The second challenge is to make cryptographic primitives match the efficiency requirements for deployment in various scenarios, possibly iterating the fundamental design step. A recent example are the advances in indistinguishability obfuscation which is still at an early development stage. Here fundamental questions about feasibility and efficiency improvements are still open. A step ahead in this regard are fully homomorphic encryption schemes where people are already working on optimizations.

The third challenge is to make sure that the primitives are used appropriately in larger protocols, and to provide security analyses of practically deployed protocols. A striking example here is TLS where cryptographers still struggle to provide a comprehensive analysis of the current TLS standard 1.2, and yet the new version 1.3 is already at the horizon.

Each of the three challenge areas - cryptanalysis and foundations (investigating and evaluating new primitives), optimization (making solutions more efficient), and deployment (designing real-world protocols) - can be viewed as transitional steps to devise cryptographic solutions for protecting actual data. Since we view all steps of being equally important and an integral part of cryptographic research, the seminar should bring together experts from all these areas, stimulating interaction between the areas.

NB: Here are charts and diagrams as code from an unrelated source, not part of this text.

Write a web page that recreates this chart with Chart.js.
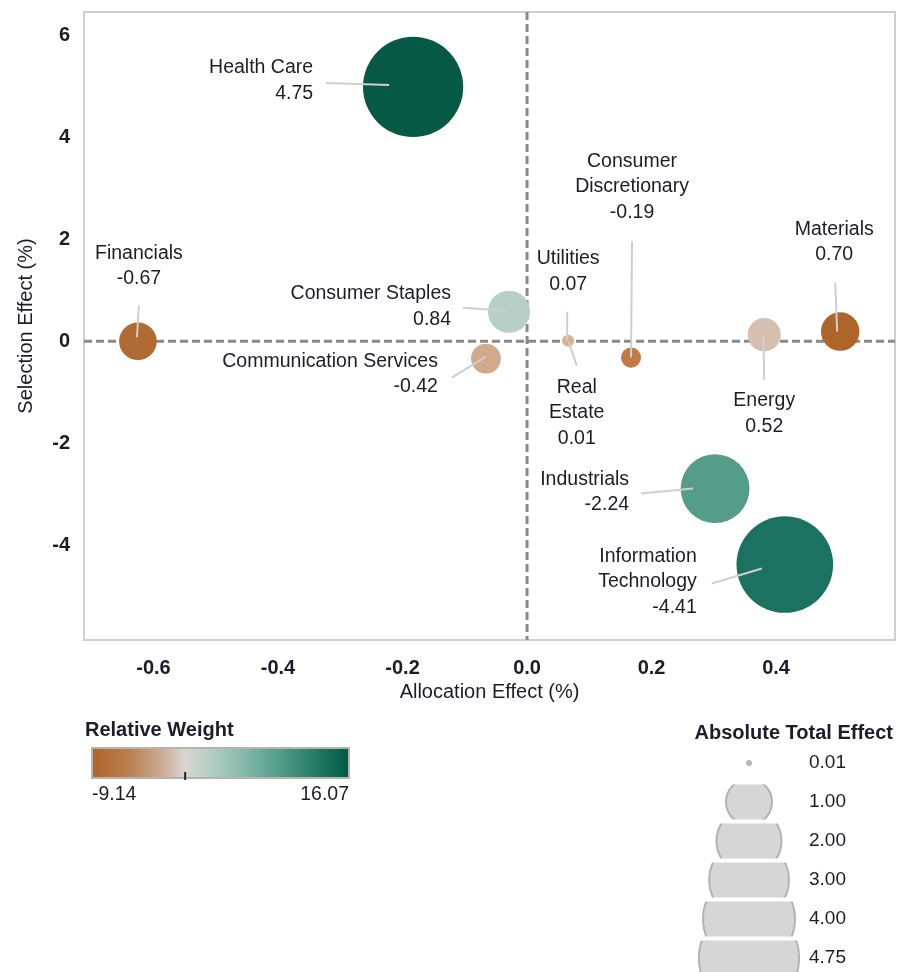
<!DOCTYPE html>
<html>
<head>
<meta charset="utf-8">
<script src="https://cdn.jsdelivr.net/npm/chart.js@4.4.1/dist/chart.umd.min.js"></script>
<style>
    html, body { margin: 0; padding: 0; background: #fff; }
    #wrap { width: 899px; height: 972px; }
</style>
</head>
<body>
<div id="wrap"><canvas id="attribution-chart" width="899" height="972"></canvas></div>
<script>
// Sector data
const sectors = ['Health Care', 'Financials', 'Consumer Staples', 'Communication Services', 'Utilities',
    'Consumer Discretionary', 'Materials', 'Real Estate', 'Energy', 'Industrials', 'Information Technology'];
const allocationEffect = [-0.183, -0.625, -0.029, -0.066, 0.066, 0.167, 0.503, 0.067, 0.381, 0.302, 0.414];
const selectionEffect = [4.99, 0.00, 0.58, -0.34, 0.01, -0.32, 0.19, -0.02, 0.13, -2.89, -4.38];
const totalEffect = [4.75, -0.67, 0.84, -0.42, 0.07, -0.19, 0.70, 0.01, 0.52, -2.24, -4.41];

// Axis ticks
const xTicks = [-0.6, -0.4, -0.2, 0.0, 0.2, 0.4];
const xTickLabels = ['-0.6', '-0.4', '-0.2', '0.0', '0.2', '0.4'];
const yTicks = [-4, -2, 0, 2, 4, 6];
const yTickLabels = ['-4', '-2', '0', '2', '4', '6'];

// Legends
const weightRange = [-9.14, 16.07];
const weightRangeLabels = ['-9.14', '16.07'];
const sizeLegendValues = [0.01, 1.00, 2.00, 3.00, 4.00, 4.75];
const sizeLegendLabels = ['0.01', '1.00', '2.00', '3.00', '4.00', '4.75'];

// Bubble fill colours (relative weight shading)
const bubbleColors = ['#065a45', '#b06a33', '#b8cfc8', '#d1a98b', '#d8b394', '#bf7a47',
    '#ae6529', '#d2b09a', '#d5bfae', '#569d89', '#1c7260'];

// Label layout: offsets from bubble centre in px
const labelLayout = [
    { dx: -100, dy: -19, align: 'right', from: [-87, -4], to: [-24, -2], lines: ['Health Care'] },
    { dx: 1, dy: -88, align: 'center', from: [1, -36], to: [-1, -4], lines: ['Financials'] },
    { dx: -58, dy: -18, align: 'right', from: [-46, -4], to: [-2, -1], lines: ['Consumer Staples'] },
    { dx: -48, dy: 3, align: 'right', from: [-34, 19], to: [0, -2], lines: ['Communication Services'] },
    { dx: 0, dy: -82, align: 'center', from: [-1, -29], to: [-1, 0], lines: ['Utilities'] },
    { dx: 1, dy: -196, align: 'center', from: [1, -116], to: [0, 0], lines: ['Consumer', 'Discretionary'] },
    { dx: -6, dy: -102, align: 'center', from: [-5, -49], to: [-3, 0], lines: ['Materials'] },
    { dx: 8, dy: 45, align: 'center', from: [0, 0], to: [8, 23], lines: ['Real', 'Estate'] },
    { dx: 0, dy: 66, align: 'center', from: [-1, 1], to: [0, 45], lines: ['Energy'] },
    { dx: -86, dy: -9, align: 'right', from: [-74, 5], to: [-22, 0], lines: ['Industrials'] },
    { dx: -88, dy: -8, align: 'right', from: [-73, 19], to: [-23, 4], lines: ['Information', 'Technology'] }
];

const FONT = "'Liberation Sans', Arial, sans-serif";
const TEXT = '#1c1c2a';

function bubbleRadius(v) {
    return 23 * Math.sqrt(Math.abs(v));
}

// Dashed zero lines and frame
const framePlugin = {
    id: 'frame',
    beforeDatasetsDraw(chart) {
        const { ctx, chartArea: a, scales: { x, y } } = chart;
        const x0 = x.getPixelForValue(0);
        const y0 = y.getPixelForValue(0);
        ctx.save();
        ctx.strokeStyle = '#cfcfcf';
        ctx.lineWidth = 2;
        ctx.strokeRect(a.left, a.top, a.right - a.left, a.bottom - a.top);
        ctx.strokeStyle = '#8a8a8a';
        ctx.lineWidth = 3;
        ctx.setLineDash([8, 4]);
        ctx.beginPath();
        ctx.moveTo(x0, a.top);
        ctx.lineTo(x0, a.bottom);
        ctx.moveTo(a.left, y0);
        ctx.lineTo(a.right, y0);
        ctx.stroke();
        ctx.restore();
    }
};

// Sector labels with leader lines
const labelPlugin = {
    id: 'sectorLabels',
    afterDatasetsDraw(chart) {
        const { ctx, scales: { x, y } } = chart;
        ctx.save();
        labelLayout.forEach((lab, i) => {
            const cx = x.getPixelForValue(allocationEffect[i]);
            const cy = y.getPixelForValue(selectionEffect[i]);
            ctx.strokeStyle = '#cfcfcf';
            ctx.lineWidth = 2;
            ctx.beginPath();
            ctx.moveTo(cx + lab.from[0], cy + lab.from[1]);
            ctx.lineTo(cx + lab.to[0], cy + lab.to[1]);
            ctx.stroke();

            ctx.fillStyle = TEXT;
            ctx.font = '19.5px ' + FONT;
            ctx.textAlign = lab.align;
            ctx.textBaseline = 'middle';
            const lines = lab.lines.concat([totalEffect[i].toFixed(2)]);
            lines.forEach((t, k) => {
                ctx.fillText(t, cx + lab.dx, cy + lab.dy + k * 25.5);
            });
        });
        ctx.restore();
    }
};

// Colour bar and size legend
const legendPlugin = {
    id: 'customLegends',
    afterDraw(chart) {
        const ctx = chart.ctx;
        ctx.save();

        // Relative Weight colour bar
        ctx.fillStyle = TEXT;
        ctx.font = 'bold 20px ' + FONT;
        ctx.textAlign = 'left';
        ctx.textBaseline = 'middle';
        ctx.fillText('Relative Weight', 85, 730);

        const bx = 92, by = 748, bw = 257, bh = 30;
        const grad = ctx.createLinearGradient(bx, 0, bx + bw, 0);
        const zeroPos = -weightRange[0] / (weightRange[1] - weightRange[0]);
        grad.addColorStop(0, '#ae6429');
        grad.addColorStop(zeroPos * 0.4, '#bb7f52');
        grad.addColorStop(zeroPos * 0.75, '#ccac94');
        grad.addColorStop(zeroPos, '#d9d6d4');
        grad.addColorStop(zeroPos + (1 - zeroPos) * 0.2, '#a9cbc1');
        grad.addColorStop(zeroPos + (1 - zeroPos) * 0.5, '#62a794');
        grad.addColorStop(zeroPos + (1 - zeroPos) * 0.8, '#237a63');
        grad.addColorStop(1, '#005a43');
        ctx.fillStyle = grad;
        ctx.fillRect(bx, by, bw, bh);
        ctx.strokeStyle = '#b9b3ac';
        ctx.lineWidth = 2;
        ctx.strokeRect(bx, by, bw, bh);
        ctx.strokeStyle = '#222';
        ctx.beginPath();
        ctx.moveTo(bx + bw * zeroPos, by + bh - 6);
        ctx.lineTo(bx + bw * zeroPos, by + bh + 2);
        ctx.stroke();

        ctx.fillStyle = TEXT;
        ctx.font = '19.5px ' + FONT;
        ctx.textAlign = 'left';
        ctx.fillText(weightRangeLabels[0], bx, 795);
        ctx.textAlign = 'right';
        ctx.fillText(weightRangeLabels[1], bx + bw, 795);

        // Absolute Total Effect size legend
        ctx.font = 'bold 20px ' + FONT;
        ctx.textAlign = 'right';
        ctx.fillText('Absolute Total Effect', 893, 733);

        const lx = 749, rowTop = 763, rowGap = 39, half = 17.5;
        sizeLegendValues.forEach((v, k) => {
            const cy = rowTop + k * rowGap;
            const r = Math.max(bubbleRadius(v), 3);
            ctx.save();
            ctx.beginPath();
            ctx.rect(lx - 80, cy - half, 160, half * 2);
            ctx.clip();
            ctx.beginPath();
            ctx.arc(lx, cy, r, 0, Math.PI * 2);
            ctx.fillStyle = k === 0 ? '#b9b9b9' : '#d6d6d6';
            ctx.fill();
            if (k > 0) {
                ctx.strokeStyle = '#b3b3b3';
                ctx.lineWidth = 2;
                ctx.stroke();
            }
            ctx.restore();
            ctx.fillStyle = TEXT;
            ctx.font = '19px ' + FONT;
            ctx.textAlign = 'left';
            ctx.fillText(sizeLegendLabels[k], 809, cy);
        });

        ctx.restore();
    }
};

const ctx = document.getElementById('attribution-chart').getContext('2d');
const attributionChart = new Chart(ctx, {
    type: 'bubble',
    data: {
        datasets: [{
            data: sectors.map((s, i) => ({ x: allocationEffect[i], y: selectionEffect[i], r: bubbleRadius(totalEffect[i]) })),
            backgroundColor: bubbleColors,
            borderWidth: 0,
            hoverRadius: 0
        }]
    },
    options: {
        responsive: false,
        animation: false,
        events: [],
        layout: { autoPadding: false, padding: { left: 0, top: 12, right: 4, bottom: 268 } },
        plugins: {
            legend: { display: false },
            tooltip: { enabled: false }
        },
        scales: {
            x: {
                type: 'linear',
                min: -0.7116,
                max: 0.591,
                afterBuildTicks: s => { s.ticks = xTicks.map(v => ({ value: v })); },
                afterFit: s => { s.height = 64; s.paddingLeft = 0; s.paddingRight = 0; },
                ticks: {
                    callback: (v) => xTickLabels[xTicks.findIndex(t => Math.abs(t - v) < 1e-9)],
                    font: { family: FONT, size: 20, weight: 'bold' },
                    color: TEXT,
                    padding: 16,
                    maxRotation: 0
                },
                grid: { display: false, drawTicks: false },
                border: { display: false },
                title: {
                    display: true,
                    text: 'Allocation Effect (%)',
                    font: { family: FONT, size: 20 },
                    color: TEXT,
                    padding: { top: 0, bottom: 0 }
                }
            },
            y: {
                type: 'linear',
                min: -5.86,
                max: 6.46,
                afterBuildTicks: s => { s.ticks = yTicks.map(v => ({ value: v })); },
                afterFit: s => { s.width = 84; s.paddingTop = 0; s.paddingBottom = 0; },
                ticks: {
                    callback: (v) => yTickLabels[yTicks.indexOf(v)],
                    font: { family: FONT, size: 20, weight: 'bold' },
                    color: TEXT,
                    padding: 14
                },
                grid: { display: false, drawTicks: false },
                border: { display: false },
                title: {
                    display: true,
                    text: 'Selection Effect (%)',
                    font: { family: FONT, size: 20 },
                    color: TEXT,
                    padding: { top: 14, bottom: 0 }
                }
            }
        }
    },
    plugins: [framePlugin, labelPlugin, legendPlugin]
});
</script>
</body>
</html>
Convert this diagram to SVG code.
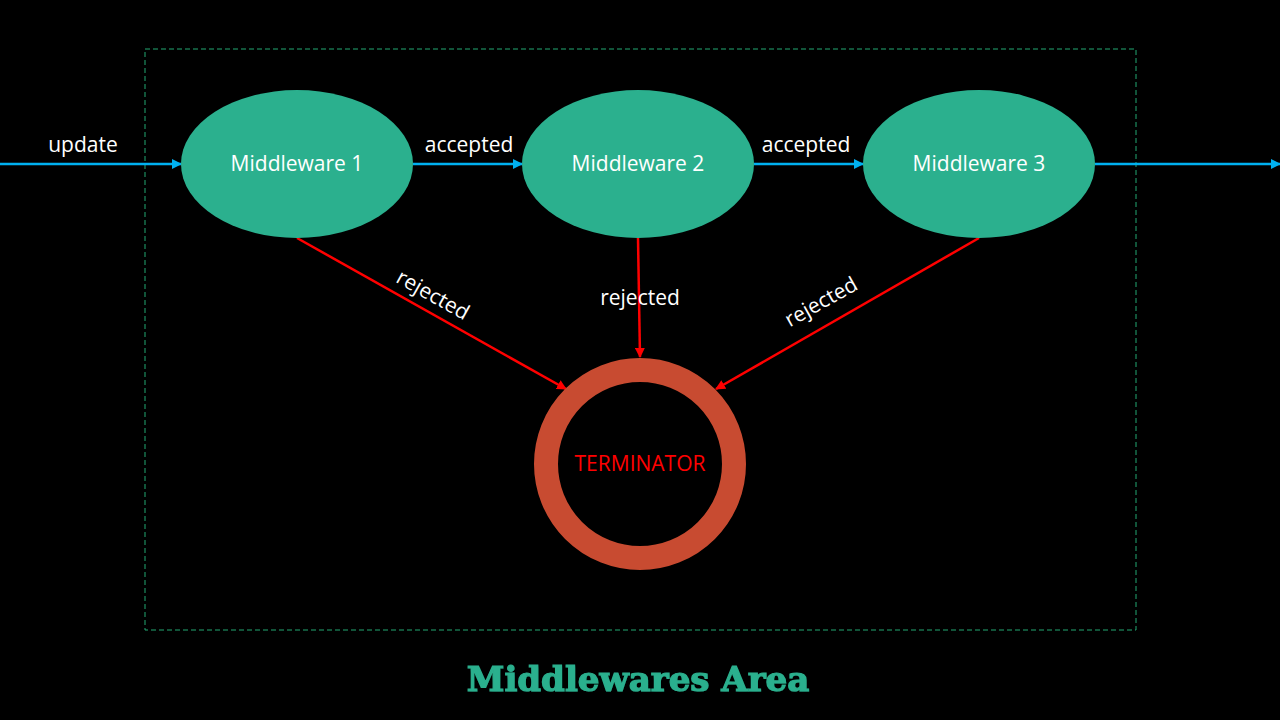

The overall objectives of this Dagstuhl Seminar are:

  • For the cryptanalytic techniques we study the full extent to which they can be generalized and explore whether techniques from different areas interact and benefit from each other. This is crucial to establish well defined security levels for cryptographic assumptions, and to communicate secure parameter selection procedures to implementers of cryptographic protocols.
  • Regarding the foundational aspects, the seminar offers the possibility to scrutinize the now emerging primitives and concepts of multilinear maps and indistinguishability obfuscation. We expect numerous new results along these lines in the upcoming years, till the proposed Dagstuhl Seminar would happen. The seminar's objective is to consolidate and to discuss future directions in these areas.
  • Concerning the optimization aspects we expect further progress in the applicability of operational cryptography, especially (fully or somewhat) homomorphic encryption. The goal of the seminar in this area is to push the solutions even further in terms of efficiency, and to identify the obstacles for a larger deployment such as for Big Data.
  • In terms of deployment the goal of the seminar is to advance the analysis of new real-world protocols, especially key exchange protocols such as TLS 1.3, and to provide feedback to designers and engineers of such protocols.